─── DATASET SECTION ───

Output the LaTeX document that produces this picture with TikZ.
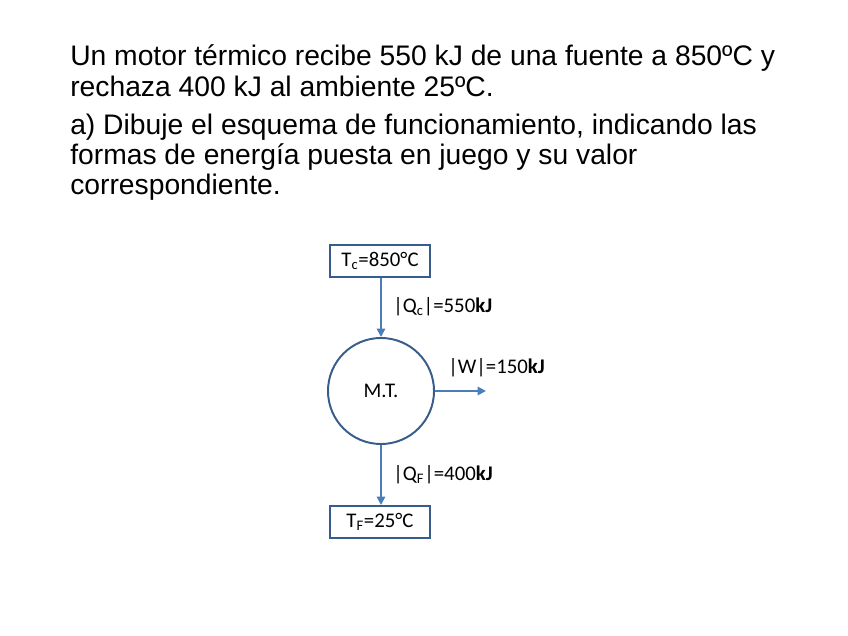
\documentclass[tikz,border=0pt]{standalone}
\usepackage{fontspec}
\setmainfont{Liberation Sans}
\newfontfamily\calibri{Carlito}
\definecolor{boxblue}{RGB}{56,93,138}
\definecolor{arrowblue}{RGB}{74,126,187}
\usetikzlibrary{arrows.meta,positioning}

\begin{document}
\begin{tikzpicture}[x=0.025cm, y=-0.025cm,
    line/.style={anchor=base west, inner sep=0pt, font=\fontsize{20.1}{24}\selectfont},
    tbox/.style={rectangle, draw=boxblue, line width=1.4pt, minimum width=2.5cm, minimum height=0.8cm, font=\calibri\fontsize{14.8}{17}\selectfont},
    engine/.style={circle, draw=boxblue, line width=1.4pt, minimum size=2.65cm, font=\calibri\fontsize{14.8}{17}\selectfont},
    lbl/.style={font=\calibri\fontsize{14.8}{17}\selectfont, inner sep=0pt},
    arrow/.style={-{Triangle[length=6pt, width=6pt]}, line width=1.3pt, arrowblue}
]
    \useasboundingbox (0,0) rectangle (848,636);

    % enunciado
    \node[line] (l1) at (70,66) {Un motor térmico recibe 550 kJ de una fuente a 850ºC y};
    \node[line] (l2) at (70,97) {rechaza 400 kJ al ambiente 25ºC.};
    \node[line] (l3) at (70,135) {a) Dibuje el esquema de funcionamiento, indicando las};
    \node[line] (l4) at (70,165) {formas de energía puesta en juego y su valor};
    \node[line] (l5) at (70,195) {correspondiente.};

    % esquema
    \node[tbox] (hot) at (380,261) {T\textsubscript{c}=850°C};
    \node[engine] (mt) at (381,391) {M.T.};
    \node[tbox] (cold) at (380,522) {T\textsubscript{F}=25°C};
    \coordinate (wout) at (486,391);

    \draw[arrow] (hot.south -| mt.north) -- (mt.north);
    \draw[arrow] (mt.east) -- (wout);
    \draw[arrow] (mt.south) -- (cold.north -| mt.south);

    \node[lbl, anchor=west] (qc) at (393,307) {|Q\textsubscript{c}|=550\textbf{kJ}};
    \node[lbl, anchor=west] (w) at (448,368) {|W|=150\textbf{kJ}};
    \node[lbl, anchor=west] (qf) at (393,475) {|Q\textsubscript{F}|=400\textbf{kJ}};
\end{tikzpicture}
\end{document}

───

**INSTRUCTION:**
Repeat the material above verbatim, with no pictures in the output.

**CORRECT ANSWER:**
Output the LaTeX document that produces this picture with TikZ.
\documentclass[tikz,border=0pt]{standalone}
\usepackage{fontspec}
\setmainfont{Liberation Sans}
\newfontfamily\calibri{Carlito}
\definecolor{boxblue}{RGB}{56,93,138}
\definecolor{arrowblue}{RGB}{74,126,187}
\usetikzlibrary{arrows.meta,positioning}

\begin{document}
\begin{tikzpicture}[x=0.025cm, y=-0.025cm,
    line/.style={anchor=base west, inner sep=0pt, font=\fontsize{20.1}{24}\selectfont},
    tbox/.style={rectangle, draw=boxblue, line width=1.4pt, minimum width=2.5cm, minimum height=0.8cm, font=\calibri\fontsize{14.8}{17}\selectfont},
    engine/.style={circle, draw=boxblue, line width=1.4pt, minimum size=2.65cm, font=\calibri\fontsize{14.8}{17}\selectfont},
    lbl/.style={font=\calibri\fontsize{14.8}{17}\selectfont, inner sep=0pt},
    arrow/.style={-{Triangle[length=6pt, width=6pt]}, line width=1.3pt, arrowblue}
]
    \useasboundingbox (0,0) rectangle (848,636);

    % enunciado
    \node[line] (l1) at (70,66) {Un motor térmico recibe 550 kJ de una fuente a 850ºC y};
    \node[line] (l2) at (70,97) {rechaza 400 kJ al ambiente 25ºC.};
    \node[line] (l3) at (70,135) {a) Dibuje el esquema de funcionamiento, indicando las};
    \node[line] (l4) at (70,165) {formas de energía puesta en juego y su valor};
    \node[line] (l5) at (70,195) {correspondiente.};

    % esquema
    \node[tbox] (hot) at (380,261) {T\textsubscript{c}=850°C};
    \node[engine] (mt) at (381,391) {M.T.};
    \node[tbox] (cold) at (380,522) {T\textsubscript{F}=25°C};
    \coordinate (wout) at (486,391);

    \draw[arrow] (hot.south -| mt.north) -- (mt.north);
    \draw[arrow] (mt.east) -- (wout);
    \draw[arrow] (mt.south) -- (cold.north -| mt.south);

    \node[lbl, anchor=west] (qc) at (393,307) {|Q\textsubscript{c}|=550\textbf{kJ}};
    \node[lbl, anchor=west] (w) at (448,368) {|W|=150\textbf{kJ}};
    \node[lbl, anchor=west] (qf) at (393,475) {|Q\textsubscript{F}|=400\textbf{kJ}};
\end{tikzpicture}
\end{document}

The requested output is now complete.